Pictures excluded, return the lines below from the first through the line holding "plt.rcParams['font.family'] = ['Liberation".
## Start
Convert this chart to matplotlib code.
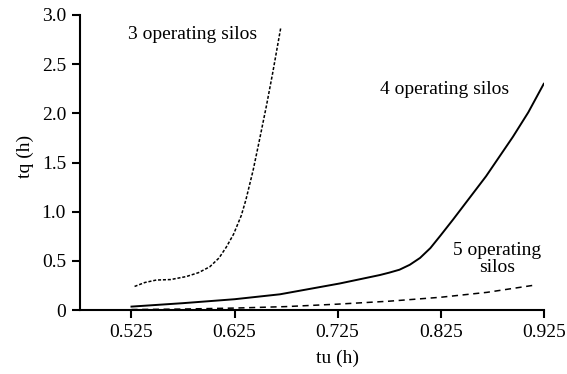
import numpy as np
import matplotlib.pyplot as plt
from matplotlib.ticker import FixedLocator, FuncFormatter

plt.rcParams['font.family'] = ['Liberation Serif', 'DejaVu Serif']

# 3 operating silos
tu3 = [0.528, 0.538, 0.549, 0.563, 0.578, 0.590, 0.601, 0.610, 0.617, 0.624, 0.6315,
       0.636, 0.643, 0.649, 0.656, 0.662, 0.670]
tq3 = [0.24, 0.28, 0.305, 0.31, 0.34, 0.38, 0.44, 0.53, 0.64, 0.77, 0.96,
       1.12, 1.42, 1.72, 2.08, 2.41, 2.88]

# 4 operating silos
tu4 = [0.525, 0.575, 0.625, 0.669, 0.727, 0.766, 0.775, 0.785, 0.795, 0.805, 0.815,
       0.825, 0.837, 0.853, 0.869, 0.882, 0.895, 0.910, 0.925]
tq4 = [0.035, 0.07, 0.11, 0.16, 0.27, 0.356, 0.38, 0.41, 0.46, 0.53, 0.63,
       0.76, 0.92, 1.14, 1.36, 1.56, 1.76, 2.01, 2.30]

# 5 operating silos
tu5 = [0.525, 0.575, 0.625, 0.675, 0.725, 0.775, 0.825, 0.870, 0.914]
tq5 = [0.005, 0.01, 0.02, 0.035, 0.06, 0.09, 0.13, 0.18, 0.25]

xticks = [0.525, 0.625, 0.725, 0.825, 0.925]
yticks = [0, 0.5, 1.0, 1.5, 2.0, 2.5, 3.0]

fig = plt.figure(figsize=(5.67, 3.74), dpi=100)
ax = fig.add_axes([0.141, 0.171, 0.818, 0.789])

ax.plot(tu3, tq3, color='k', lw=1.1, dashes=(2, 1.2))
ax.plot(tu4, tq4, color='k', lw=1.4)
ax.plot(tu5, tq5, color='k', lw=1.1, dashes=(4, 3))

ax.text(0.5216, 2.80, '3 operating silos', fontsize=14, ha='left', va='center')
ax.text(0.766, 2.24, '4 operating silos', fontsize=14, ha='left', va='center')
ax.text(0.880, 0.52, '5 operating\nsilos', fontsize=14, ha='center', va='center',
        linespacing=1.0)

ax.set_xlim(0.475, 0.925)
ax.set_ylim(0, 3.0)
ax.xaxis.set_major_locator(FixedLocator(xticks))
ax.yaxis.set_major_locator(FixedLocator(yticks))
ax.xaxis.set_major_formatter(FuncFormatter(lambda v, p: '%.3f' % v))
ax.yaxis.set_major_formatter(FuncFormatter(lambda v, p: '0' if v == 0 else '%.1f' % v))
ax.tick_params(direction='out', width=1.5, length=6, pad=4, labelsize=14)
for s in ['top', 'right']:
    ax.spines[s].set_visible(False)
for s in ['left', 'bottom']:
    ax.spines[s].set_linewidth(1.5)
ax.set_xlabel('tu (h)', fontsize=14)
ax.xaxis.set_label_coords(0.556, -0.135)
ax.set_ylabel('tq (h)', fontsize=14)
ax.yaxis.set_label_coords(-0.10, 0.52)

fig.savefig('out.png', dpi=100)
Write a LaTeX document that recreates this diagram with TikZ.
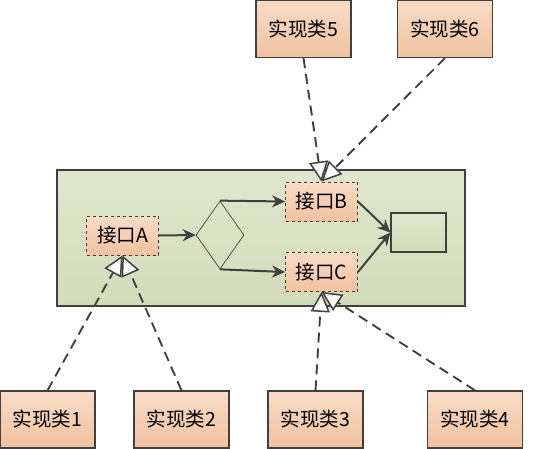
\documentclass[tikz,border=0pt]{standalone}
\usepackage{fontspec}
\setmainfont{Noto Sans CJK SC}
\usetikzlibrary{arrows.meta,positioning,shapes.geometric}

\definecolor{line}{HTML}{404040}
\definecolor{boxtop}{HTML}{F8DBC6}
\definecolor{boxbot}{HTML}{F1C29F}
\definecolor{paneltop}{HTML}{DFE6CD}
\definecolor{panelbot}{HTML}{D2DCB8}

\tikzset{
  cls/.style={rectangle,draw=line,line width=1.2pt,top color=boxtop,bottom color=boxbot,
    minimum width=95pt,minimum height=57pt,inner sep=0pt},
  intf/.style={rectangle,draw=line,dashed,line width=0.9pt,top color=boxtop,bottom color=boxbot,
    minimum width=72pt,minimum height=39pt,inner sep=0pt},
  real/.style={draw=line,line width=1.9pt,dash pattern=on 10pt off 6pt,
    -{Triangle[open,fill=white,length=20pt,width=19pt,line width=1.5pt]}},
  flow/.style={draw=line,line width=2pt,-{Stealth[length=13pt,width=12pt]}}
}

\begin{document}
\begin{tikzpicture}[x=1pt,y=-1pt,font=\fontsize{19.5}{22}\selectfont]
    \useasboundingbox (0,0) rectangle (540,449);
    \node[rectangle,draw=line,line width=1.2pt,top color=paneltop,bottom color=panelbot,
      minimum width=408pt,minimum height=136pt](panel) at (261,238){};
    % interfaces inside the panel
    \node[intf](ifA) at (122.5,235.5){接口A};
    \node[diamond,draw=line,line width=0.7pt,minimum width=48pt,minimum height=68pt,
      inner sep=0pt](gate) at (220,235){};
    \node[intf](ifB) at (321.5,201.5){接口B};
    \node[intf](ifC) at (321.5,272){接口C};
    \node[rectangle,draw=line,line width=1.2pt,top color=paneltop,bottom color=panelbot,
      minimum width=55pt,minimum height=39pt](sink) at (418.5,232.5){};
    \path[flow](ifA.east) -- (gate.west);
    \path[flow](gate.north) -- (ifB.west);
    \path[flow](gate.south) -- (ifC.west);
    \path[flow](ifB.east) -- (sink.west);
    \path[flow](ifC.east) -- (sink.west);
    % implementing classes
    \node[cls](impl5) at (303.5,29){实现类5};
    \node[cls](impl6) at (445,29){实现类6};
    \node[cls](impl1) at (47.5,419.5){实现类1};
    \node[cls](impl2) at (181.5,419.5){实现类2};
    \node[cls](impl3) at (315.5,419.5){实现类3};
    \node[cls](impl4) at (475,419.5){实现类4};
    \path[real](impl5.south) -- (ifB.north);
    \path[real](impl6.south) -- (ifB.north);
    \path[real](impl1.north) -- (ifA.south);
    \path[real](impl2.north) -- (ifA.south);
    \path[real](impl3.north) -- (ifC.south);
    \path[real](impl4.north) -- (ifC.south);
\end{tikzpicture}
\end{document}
## End
Task solution -
Convert this chart to matplotlib code.
import numpy as np
import matplotlib.pyplot as plt
from matplotlib.ticker import FixedLocator, FuncFormatter

plt.rcParams['font.family'] = ['Liberation Serif', 'DejaVu Serif']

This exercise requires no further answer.